7. Switch Modelling Styles Faster

One of the more difficult migrations an analytical environment may go through is a change in its data modeling style. For example, switching from a star schema-based data warehouse to one based on the Data Vault design. Without data integration automation and well-documented metadata, this change would almost certainly require a total rewriting of all ETL code. With automation, all the steps leading to the ultimate storage of the data may be preserved and only the last few processes that create the database schema and load the data would have to be altered. Much of the intellectual capital can be preserved and the change made quickly and efficiently.

8. Adopting a Data Fabric

Finally, many organizations are considering a new architecture to replace their aging data warehouses – the “Data Fabric”. The idea of a data fabric started in the early 2010’s. Since then, many papers, vendors, and analyst firms have adopted the term. The goal of a data fabric is to create an architecture that encompasses all forms of analytical data for any type of analysis (e.g., from straight-forward reporting to complex business analysis to complicated data science explorations) with seamless accessibility and shareability by all those with a need for it. Data in a data fabric may be stored anywhere throughout the enterprise which makes automated ETL a mandatory tool for increasing the likelihood of success in this new endeavor. Well-documented ETL greatly reduces the overall complexity by streamlining creation and maintenance of this highly distributed environment.
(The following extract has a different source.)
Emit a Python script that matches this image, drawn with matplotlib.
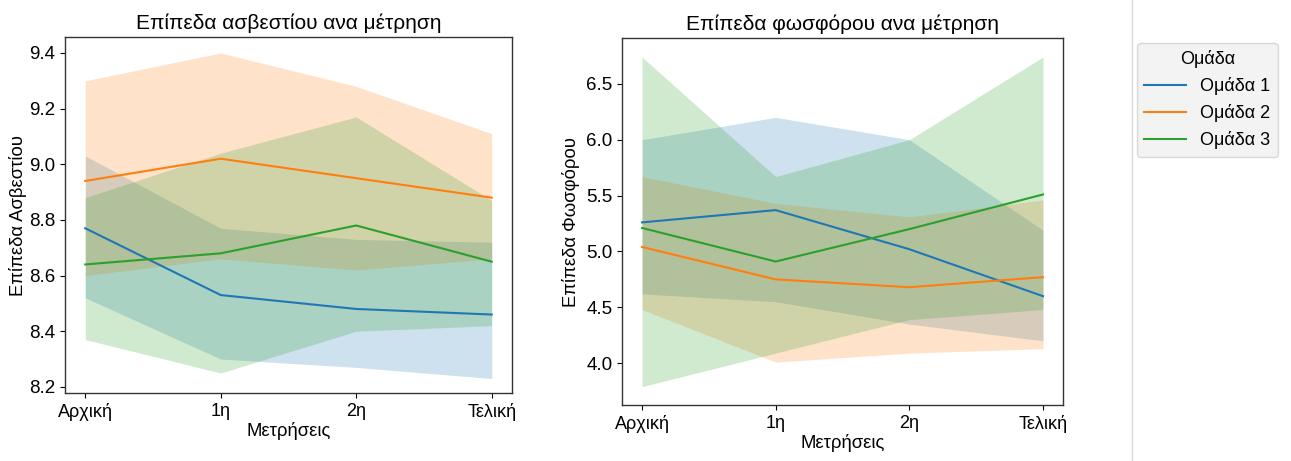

These are just a few of the most important benefits of automating data integration. They are all compelling and illustrate the value of the technology not only to the technical implementation staff but also to the business community. In today’s complex analytical environments, an enterprise can’t afford to have old-fashioned, slow, error-prone ETL processes; it must turn on a dime, create new analytical assets quickly while preserving the integrity of the existing assets. Automating your ETL processes is the only way to achieve this.